Sonho dele e da família
Andarilho da bola, Anderson Conceição rodou por quatro países jogando futebol e passou por mais clubes do que os dedos das mãos podem contar. Mas abriu a coletiva na quarta-feira respondendo que o Vasco era o maior desafio de toda sua carreira.
– Por ser vascaíno, por ter família vascaína – justificou.
O amor pelo Vasco, claro, foi passado pela mãe. A história nem é lá grande coisa: Nely aprendeu a gostar do clube por meio de brincadeiras na época de escola, mas o sentimento virou coisa séria anos mais tarde, a ponto de passá-lo para os três filhos. Anderson (o mais velho), Emerson e William (os dois últimos frutos do segundo casamento) são vascaínos.
Quando enviou a foto para a mãe dizendo que havia fechado com o Vasco, o zagueiro impôs apenas uma condição: ela ainda não poderia “contar aos meninos”. Ele sabia que os irmãos não iam se aguentar – William, o caçula, por exemplo, é torcedor fanático, participa de grupos de debate e interage frequentemente com outros vascaínos. Ele foi quem mais insistiu e passou dias tentando arrancar informações, principalmente depois que a possibilidade da transferência passou a ser veiculada em sites de notícias, mas Anderson e Nely sempre desconversavam.
Mas quando não havia mais como negar, William, empolgado, se divertiu em um áudio enviado ao irmão.
– Eu falei para onde você ia ir antes que você soubesse para onde você ia, você entendeu? Eu cantei a pedra, pô… ‘tá’ ligado. Rapaz, será que ainda dá tempo de você pegar um autógrafo de Cano para mim, véi?
Não deu tempo: Anderson se apresentou ao Vasco no dia 3 de janeiro, quando Germán Cano já havia ido embora. Em compensação, William não vê a hora de viajar para o Rio e realizar o sonho de ver pela primeira vez um jogo do Vasco na arquibancada de São Januário.
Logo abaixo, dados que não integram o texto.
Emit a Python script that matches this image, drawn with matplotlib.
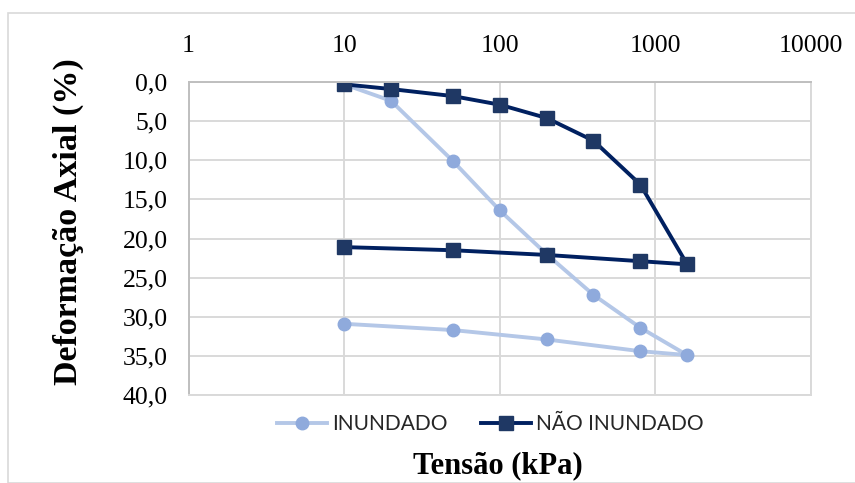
import matplotlib.pyplot as plt
from matplotlib.patches import Rectangle
from matplotlib.ticker import FixedLocator, FuncFormatter

# tensão (kPa) - carregamento e descarregamento
tensao = [10, 20, 50, 100, 200, 400, 800, 1600, 800, 200, 50, 10]
inundado = [0.3, 2.4, 10.1, 16.4, 22.0, 27.2, 31.4, 34.9, 34.4, 32.9, 31.7, 30.9]
nao_inundado = [0.3, 0.9, 1.8, 2.9, 4.6, 7.5, 13.1, 23.3, 22.9, 22.1, 21.5, 21.1]

xticks = [1, 10, 100, 1000, 10000]
yticks = [0, 5, 10, 15, 20, 25, 30, 35, 40]

fig = plt.figure(figsize=(8.55, 4.83), dpi=100)
ax = fig.add_axes([188.5 / 855, 1 - 395 / 483, (811 - 188.5) / 855, (395 - 82) / 483])

# moldura externa do gráfico
fig.patches.append(Rectangle((8 / 855, 0), 1, 1 - 13 / 483, transform=fig.transFigure,
                             fill=False, edgecolor='#D9D9D9', linewidth=1.2))

ax.plot(tensao, inundado, color='#B4C7E7', linewidth=2.8, marker='o', markersize=9,
        markerfacecolor='#8FAADC', markeredgecolor='#8FAADC', label='INUNDADO')
ax.plot(tensao, nao_inundado, color='#002060', linewidth=2.8, marker='s', markersize=10,
        markerfacecolor='#1F3864', markeredgecolor='#1F3864', label='NÃO INUNDADO')

ax.set_xscale('log')
ax.set_xlim(1, 10000)
ax.set_ylim(40, 0)
ax.xaxis.set_major_locator(FixedLocator(xticks))
ax.xaxis.set_minor_locator(FixedLocator([]))
ax.xaxis.set_major_formatter(FuncFormatter(lambda v, p: '%d' % v))
ax.yaxis.set_major_locator(FixedLocator(yticks))
ax.yaxis.set_major_formatter(FuncFormatter(lambda v, p: ('%.1f' % v).replace('.', ',')))
ax.xaxis.tick_top()

serif = ['Liberation Serif', 'DejaVu Serif']
for lbl in ax.get_xticklabels() + ax.get_yticklabels():
    lbl.set_fontfamily(serif)
    lbl.set_fontsize(18.5)
ax.tick_params(axis='both', length=0, colors='#000000')
ax.tick_params(axis='x', pad=18)
ax.tick_params(axis='y', pad=15)

ax.grid(True, color='#D9D9D9', linewidth=1.4)
ax.set_axisbelow(True)
for side in ['left', 'top']:
    ax.spines[side].set_color('#BFBFBF')
    ax.spines[side].set_linewidth(1.4)
for side in ['right', 'bottom']:
    ax.spines[side].set_color('#D9D9D9')
    ax.spines[side].set_linewidth(1.4)

fig.text(68 / 855, 1 - 222 / 483, 'Deformação Axial (%)', fontfamily=serif, fontsize=24.5,
         fontweight='bold', rotation=90, ha='center', va='center')
fig.text(498 / 855, 1 - 466 / 483, 'Tensão (kPa)', fontfamily=serif, fontsize=22,
         fontweight='bold', ha='center', va='center')

leg = fig.legend(loc='center', bbox_to_anchor=(490 / 855, 1 - 424 / 483), ncol=2, frameon=False,
                 prop={'family': 'Lato', 'size': 15}, handlelength=2.4, columnspacing=1.6,
                 handletextpad=0.25)
for t in leg.get_texts():
    t.set_color('#262626')

fig.savefig('out.png')
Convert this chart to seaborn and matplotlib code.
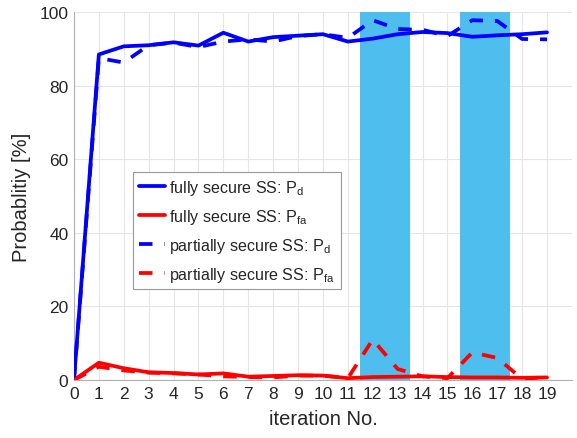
import numpy as np
import pandas as pd
import matplotlib
matplotlib.use("Agg")
import matplotlib.pyplot as plt
import seaborn as sns

iterations = list(range(20))
full_pd = [0, 88.5, 90.7, 91.0, 91.8, 90.9, 94.4, 92.0, 93.2, 93.6, 94.0, 92.0, 92.8, 94.0, 94.6, 94.3, 93.3, 93.7, 94.0, 94.5]
full_pfa = [0, 4.7, 3.2, 2.1, 1.9, 1.5, 1.8, 0.9, 1.1, 1.3, 1.2, 0.5, 0.8, 0.9, 1.0, 0.8, 0.7, 0.7, 0.6, 0.7]
part_pd = [0, 87.5, 86.3, 91.0, 91.7, 90.5, 92.0, 92.6, 92.0, 93.5, 94.0, 93.0, 97.8, 95.4, 95.2, 93.5, 97.8, 97.6, 92.7, 92.6]
part_pfa = [0, 3.6, 2.6, 2.0, 1.8, 1.5, 1.0, 0.8, 0.7, 1.2, 1.2, 0.5, 11.0, 3.0, 1.0, 0.5, 7.5, 6.0, 0.3, 0.8]
series_names = [r"fully secure SS: P$_{\mathrm{d}}$", r"fully secure SS: P$_{\mathrm{fa}}$",
                r"partially secure SS: P$_{\mathrm{d}}$", r"partially secure SS: P$_{\mathrm{fa}}$"]
shaded_spans = [(11.5, 13.5), (15.5, 17.5)]
x_ticks = list(range(20))
y_ticks = [0, 20, 40, 60, 80, 100]

sns.set_style("white")
plt.rcParams['font.family'] = ['Liberation Sans', 'DejaVu Sans']
plt.rcParams['mathtext.fontset'] = 'custom'
plt.rcParams['mathtext.rm'] = 'Liberation Sans'
plt.rcParams['mathtext.it'] = 'Liberation Sans'

frames = []
for name, vals in zip(series_names, [full_pd, full_pfa, part_pd, part_pfa]):
    frames.append(pd.DataFrame({"iter": iterations, "val": vals, "series": name}))
df = pd.concat(frames, ignore_index=True)

fig = plt.figure(figsize=(5.77, 4.39), dpi=100)
ax = fig.add_axes([0.1282, 0.1321, 0.863, 0.838])

for a, b in shaded_spans:
    ax.axvspan(a, b, color="#4DBEEE", lw=0, zorder=1)

palette = {series_names[0]: "#0000FF", series_names[1]: "#FF0000",
           series_names[2]: "#0000FF", series_names[3]: "#FF0000"}
dashes = {series_names[0]: "", series_names[1]: "",
          series_names[2]: (3.6, 3.2), series_names[3]: (3.6, 3.2)}
sns.lineplot(data=df, x="iter", y="val", hue="series", style="series",
             palette=palette, dashes=dashes, linewidth=2.7, ax=ax,
             hue_order=series_names, style_order=series_names, zorder=3)

ax.set_xlim(0, 20)
ax.set_ylim(0, 100)
ax.set_xticks(x_ticks)
ax.set_yticks(y_ticks)
ax.grid(True, color="#e6e6e6", linewidth=0.8, zorder=0)
ax.set_axisbelow(True)
for s in ["top", "right"]:
    ax.spines[s].set_visible(False)
for s in ["left", "bottom"]:
    ax.spines[s].set_color("#b0b0b0")
    ax.spines[s].set_linewidth(0.8)
ax.tick_params(axis="both", labelsize=12.5, colors="#262626", length=3, direction="in", pad=4)
ax.tick_params(axis="both", color="#b0b0b0")
ax.set_xlabel("iteration No.", fontsize=14.5, color="#262626", labelpad=6)
ax.set_ylabel("Probablitiy [%]", fontsize=14.5, color="#262626", labelpad=6)

leg = ax.legend(loc="upper left", bbox_to_anchor=(0.1185, 0.565), fontsize=11.6,
                frameon=True, fancybox=False, handlelength=1.65, borderpad=0.35,
                labelspacing=0.62, handletextpad=0.25, borderaxespad=0)
leg.get_frame().set_edgecolor("#999999")
leg.get_frame().set_linewidth(0.8)
leg.get_frame().set_alpha(1)

fig.savefig("out.png", dpi=100)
O coração da mãe vive o mesmo êxtase, embora ela se contenha mais que o caçula. Desde 2005 Nely não mora mais em Nova Viçosa: ela se mudou para Porto Seguro com os dois filhos ainda pequenos, em busca de melhores oportunidades de trabalho. Em 2012, quando Anderson Conceição foi jogar no Mallorca, da Espanha, ela ganhou de aniversário de 41 anos sua casa própria e conseguiu sair do aluguel. “Hoje em dia ele está retribuindo tudo, graças a Deus. É um grande filho, um grande pai, um grande irmão…”, se orgulha Dona Nely, que arrisca uma previsão no melhor sotaque baiano:
– Nós vamos levantar esse Vascão, em nome de Jesus!